5 Surprising Truths About AI in the High-Stakes World of Patents
- Jan 27
- 3 min read
The narrative surrounding Artificial Intelligence often paints a picture of complete automation, where professionals are replaced by algorithms. But when we look at the complex, high-stakes field of intellectual property (IP), the reality is far more nuanced. In a world where a single missed patent can cost millions, how much can we really rely on AI to get it right? The answer reveals a more collaborative and intelligent future than many expect.

1. The Real Question Isn't "If" AI Works, but "How Much" to Trust It
Clients are understandably intrigued by the speed AI brings to patent research and analysis. However, that intrigue is balanced with a healthy dose of caution regarding its reliability for critical IP work. Their primary concerns are valid and cut to the core of the issue: Will AI miss something important? How accurate are its results across different languages and technical fields? And what happens to data confidentiality? These are essential questions because patent research demands a level of precision, judgement, and security that still relies heavily on human expertise. The central question from clients remains:
“Can I fully trust AI for something as critical as IP analysis?”
2. AI Has Critical—and Counter-Intuitive—Blind Spots
While AI's data-processing power seems limitless, its most critical failures in patent analysis are not bugs, but inherent blind spots that automation alone cannot solve. Understanding these is the first step toward using AI wisely.
Technical Nuance: AI can misinterpret complex claim language or technical details that human experts, with their specialised knowledge, would catch immediately.
False Confidence: Faster results from AI do not always mean better results. An over-reliance on automation can lead to missing critical prior art that may be hidden in unstructured data or older archives.
Data Bias: AI tools are limited by their training data. This can lead to significant gaps in coverage for non-English patents or highly specific, niche technology sectors.
Patent Drawings: AI can recognise images but struggles to interpret their technical meaning, functional relationships, and claim relevance, making human review essential for image-heavy patents.
Data Security: Processing sensitive information like invention disclosures with external AI systems can create significant confidentiality concerns, particularly in high-stakes litigation or corporate projects.
3. The Goal Isn't Automation, It's Amplification
The most common mistake organisations make is viewing AI as an automation tool. The truth is, its real strategic value is as an amplification tool—one designed to augment, not replace, the irreplaceable judgement of human experts.
At 3AIP, we’ve built our approach on a simple belief: AI should serve human intelligence, not replace it.
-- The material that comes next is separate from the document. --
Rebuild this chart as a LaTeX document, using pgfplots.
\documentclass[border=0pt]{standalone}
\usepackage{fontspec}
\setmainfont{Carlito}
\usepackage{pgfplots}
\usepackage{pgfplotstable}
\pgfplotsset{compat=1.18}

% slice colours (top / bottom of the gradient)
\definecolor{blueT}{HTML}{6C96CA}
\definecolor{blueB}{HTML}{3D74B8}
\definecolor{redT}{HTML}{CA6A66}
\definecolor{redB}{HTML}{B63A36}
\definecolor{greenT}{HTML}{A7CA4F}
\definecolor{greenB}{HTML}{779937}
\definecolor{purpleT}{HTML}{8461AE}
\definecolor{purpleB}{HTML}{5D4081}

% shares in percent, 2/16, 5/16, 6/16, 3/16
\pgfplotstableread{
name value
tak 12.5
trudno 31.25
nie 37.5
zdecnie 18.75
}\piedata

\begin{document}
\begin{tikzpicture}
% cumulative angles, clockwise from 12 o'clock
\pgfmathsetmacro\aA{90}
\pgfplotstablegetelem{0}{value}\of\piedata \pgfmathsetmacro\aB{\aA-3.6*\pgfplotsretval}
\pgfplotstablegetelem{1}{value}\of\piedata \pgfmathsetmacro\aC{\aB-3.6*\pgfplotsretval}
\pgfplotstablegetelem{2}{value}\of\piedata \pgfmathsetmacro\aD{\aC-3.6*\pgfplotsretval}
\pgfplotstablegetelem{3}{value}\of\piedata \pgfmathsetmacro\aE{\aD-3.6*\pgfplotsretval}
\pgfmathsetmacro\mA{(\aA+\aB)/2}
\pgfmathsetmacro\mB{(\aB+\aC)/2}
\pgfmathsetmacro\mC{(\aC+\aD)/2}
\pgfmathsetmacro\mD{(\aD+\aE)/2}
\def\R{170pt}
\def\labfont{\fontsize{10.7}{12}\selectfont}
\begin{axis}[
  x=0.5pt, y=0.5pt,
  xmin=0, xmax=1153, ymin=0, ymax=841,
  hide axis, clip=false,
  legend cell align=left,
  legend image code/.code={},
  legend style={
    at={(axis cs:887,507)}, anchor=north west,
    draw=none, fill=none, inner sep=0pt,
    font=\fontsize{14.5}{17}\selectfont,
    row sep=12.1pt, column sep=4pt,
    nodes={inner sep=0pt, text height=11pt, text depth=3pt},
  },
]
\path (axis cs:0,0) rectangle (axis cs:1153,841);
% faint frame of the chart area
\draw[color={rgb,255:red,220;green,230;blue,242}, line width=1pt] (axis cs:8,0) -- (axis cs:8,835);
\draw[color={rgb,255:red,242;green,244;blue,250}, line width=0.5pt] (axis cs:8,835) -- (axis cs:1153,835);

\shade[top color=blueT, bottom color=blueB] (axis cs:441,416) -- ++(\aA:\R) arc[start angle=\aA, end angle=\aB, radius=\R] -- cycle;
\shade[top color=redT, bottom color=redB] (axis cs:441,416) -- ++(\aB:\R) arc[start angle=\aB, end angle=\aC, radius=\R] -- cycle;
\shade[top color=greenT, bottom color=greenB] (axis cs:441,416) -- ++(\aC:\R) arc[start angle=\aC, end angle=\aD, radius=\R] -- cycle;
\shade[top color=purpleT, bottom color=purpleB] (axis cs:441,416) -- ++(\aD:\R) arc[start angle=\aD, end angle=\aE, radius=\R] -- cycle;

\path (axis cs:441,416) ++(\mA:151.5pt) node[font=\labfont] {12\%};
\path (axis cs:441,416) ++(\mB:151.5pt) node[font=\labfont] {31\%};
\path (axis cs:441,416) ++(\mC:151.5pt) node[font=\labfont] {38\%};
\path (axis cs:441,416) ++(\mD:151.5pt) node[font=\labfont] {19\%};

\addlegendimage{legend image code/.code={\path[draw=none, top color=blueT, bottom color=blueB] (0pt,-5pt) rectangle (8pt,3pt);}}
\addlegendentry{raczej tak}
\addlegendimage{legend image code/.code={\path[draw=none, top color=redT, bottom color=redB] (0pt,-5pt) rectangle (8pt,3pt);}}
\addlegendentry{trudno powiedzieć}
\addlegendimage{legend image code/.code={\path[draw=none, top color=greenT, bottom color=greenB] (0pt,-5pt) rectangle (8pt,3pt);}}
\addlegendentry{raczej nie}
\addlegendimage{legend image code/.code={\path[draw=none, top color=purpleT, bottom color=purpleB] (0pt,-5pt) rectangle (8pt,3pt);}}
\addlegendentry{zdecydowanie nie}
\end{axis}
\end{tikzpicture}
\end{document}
In practice, this philosophy translates into a system built on trust and transparency. AI handles efficiency-driven tasks like keyword expansion and relevance ranking, while human expertise guides the entire process. This human-led analysis ensures that experts define the search logic and validate every key reference. Critically, this approach is built with confidentiality by design; sensitive client data, such as invention disclosures, is kept secure and is never shared with AI tools. Finally, through transparent collaboration, clients always know the precise role AI played in their project, ensuring there are no black boxes—only clear, reliable results.
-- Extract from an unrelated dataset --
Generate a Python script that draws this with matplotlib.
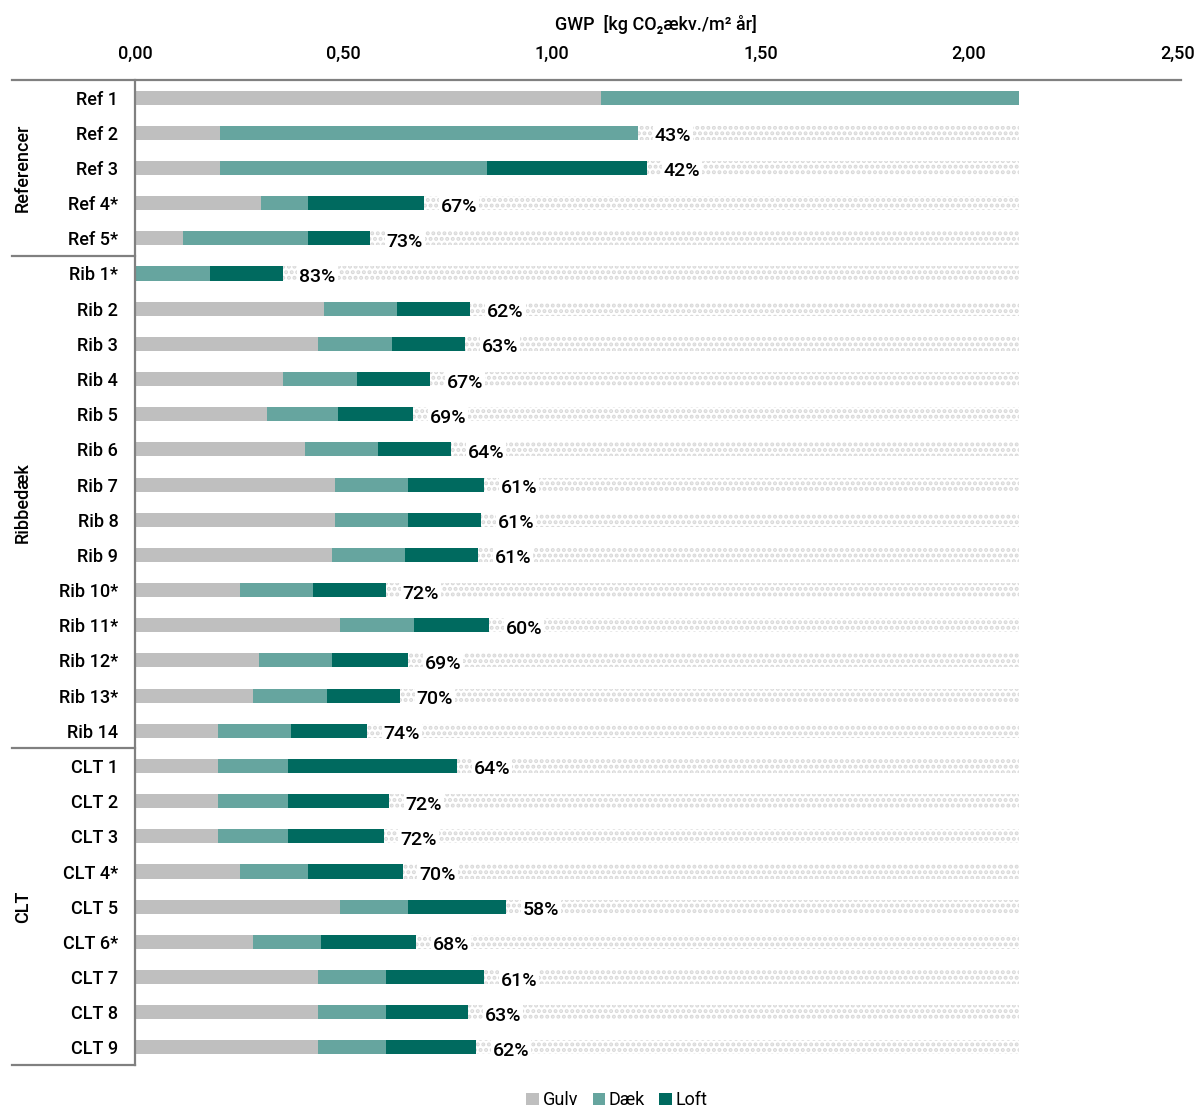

4. A "Human-in-the-Loop" Approach Delivers Measurable Results
Blending AI's efficiency with human intelligence provides tangible, measurable advantages for clients. This balanced, "human-in-the-loop" model ensures that speed is achieved without sacrificing the depth and accuracy required in patent work.
This balanced approach leads to several key advantages:
Accelerated project timelines without loss of depth or accuracy
Better coverage through AI-enhanced global search capabilities
Consistent quality via human review and validation
More strategic decisions as teams spend time on insight, not raw data handling
Reduced costs, often by 20–25%, through process efficiency
5. Looking Ahead: The Future is Collaborative Intelligence
AI is undeniably reshaping the IP landscape, but the true transformation isn't about chasing automation for its own sake. It’s about responsibly applying technology to build greater trust and intelligence into every step of the process. The future of IP analysis lies in this collaborative model, where the combination of human expertise and sophisticated AI tools is the key to staying ahead. The question is no longer if you will adopt AI, but how you design your strategy to amplify your most valuable asset: your people?